Aim: Copy exactly the lines from the beginning of the data down to and including the line holding "snr_labels = ['SNR=3", without any pictures.
* START *
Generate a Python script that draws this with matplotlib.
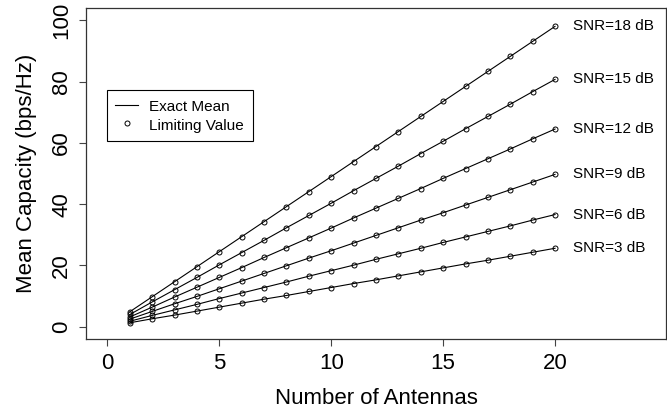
#################
### plot.py ###
#################

import matplotlib
matplotlib.use('Agg')
from matplotlib import pyplot as plt

plt.rcParams['font.family'] = ['Liberation Sans', 'DejaVu Sans']

#
# data (mean capacity, bps/Hz)
#
antennas = list(range(1, 21))

snr_labels = ['SNR=3 dB', 'SNR=6 dB', 'SNR=9 dB', 'SNR=12 dB', 'SNR=15 dB', 'SNR=18 dB']

cap_3db = [1.3, 2.6, 3.8, 5.1, 6.4, 7.7, 9.0, 10.2, 11.5, 12.8,
           14.1, 15.3, 16.6, 17.9, 19.2, 20.5, 21.7, 23.0, 24.3, 25.6]
cap_6db = [1.8, 3.7, 5.5, 7.3, 9.2, 11.0, 12.8, 14.6, 16.5, 18.3,
           20.1, 22.0, 23.8, 25.6, 27.5, 29.3, 31.1, 32.9, 34.8, 36.6]
cap_9db = [2.5, 5.0, 7.5, 9.9, 12.4, 14.9, 17.4, 19.9, 22.4, 24.8,
           27.3, 29.8, 32.3, 34.8, 37.2, 39.7, 42.2, 44.7, 47.2, 49.7]
cap_12db = [3.2, 6.4, 9.7, 12.9, 16.1, 19.3, 22.6, 25.8, 29.0, 32.2,
            35.5, 38.7, 41.9, 45.1, 48.4, 51.6, 54.8, 58.0, 61.3, 64.5]
cap_15db = [4.0, 8.1, 12.1, 16.1, 20.2, 24.2, 28.2, 32.3, 36.3, 40.3,
            44.4, 48.4, 52.4, 56.5, 60.5, 64.6, 68.6, 72.6, 76.7, 80.7]
cap_18db = [4.9, 9.8, 14.7, 19.6, 24.5, 29.4, 34.3, 39.2, 44.1, 49.0,
            53.9, 58.8, 63.7, 68.6, 73.5, 78.4, 83.3, 88.2, 93.1, 98.0]

series = [cap_3db, cap_6db, cap_9db, cap_12db, cap_15db, cap_18db]

#################

fig = plt.figure(figsize=(6.67, 4.08), dpi=100)
ax = fig.add_axes([86 / 667, 1 - 339 / 408, 580 / 667, 331 / 408])

for i, vals in enumerate(series):
    # exact mean as a line, limiting value as open circles
    ax.plot(antennas, vals, color='black', linewidth=0.8,
            label='Exact Mean' if i == 0 else None)
    ax.plot(antennas, vals, 'o', markersize=3.6, markerfacecolor='none',
            markeredgecolor='black', markeredgewidth=0.7,
            label='Limiting Value' if i == 0 else None)
    ax.annotate(snr_labels[i], xy=(antennas[-1], vals[-1]), xytext=(13, 0),
                textcoords='offset points', ha='left', va='center', fontsize=11)

ax.set_xlim(-0.96, 24.96)
ax.set_ylim(-4, 104)
ax.set_xticks([0, 5, 10, 15, 20])
ax.set_yticks([0, 20, 40, 60, 80, 100])
ax.tick_params(axis='both', labelsize=16, length=5, width=0.8, color='#444444')
ax.tick_params(axis='x', pad=5)
ax.tick_params(axis='y', pad=5)
for lab in ax.get_yticklabels():
    lab.set_rotation(90)
    lab.set_va('center')

for sp in ax.spines.values():
    sp.set_color('#333333')
    sp.set_linewidth(0.9)

ax.set_xlabel('Number of Antennas', fontsize=16, labelpad=10)
ax.set_ylabel('Mean Capacity (bps/Hz)', fontsize=16, labelpad=10)

leg = ax.legend(loc='upper left', bbox_to_anchor=(0.0357, 0.7517), fontsize=11,
                frameon=True, fancybox=False, edgecolor='black', framealpha=1,
                handlelength=1.5, handleheight=1.15, handletextpad=0.75,
                borderpad=0.55, labelspacing=0.17, borderaxespad=0)
leg.get_frame().set_linewidth(0.8)

plt.savefig('out.png', dpi=100)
* END *
Exercise solution:
Generate a Python script that draws this with matplotlib.
#################
### plot.py ###
#################

import matplotlib
matplotlib.use('Agg')
from matplotlib import pyplot as plt

plt.rcParams['font.family'] = ['Liberation Sans', 'DejaVu Sans']

#
# data (mean capacity, bps/Hz)
#
antennas = list(range(1, 21))

snr_labels = ['SNR=3 dB', 'SNR=6 dB', 'SNR=9 dB', 'SNR=12 dB', 'SNR=15 dB', 'SNR=18 dB']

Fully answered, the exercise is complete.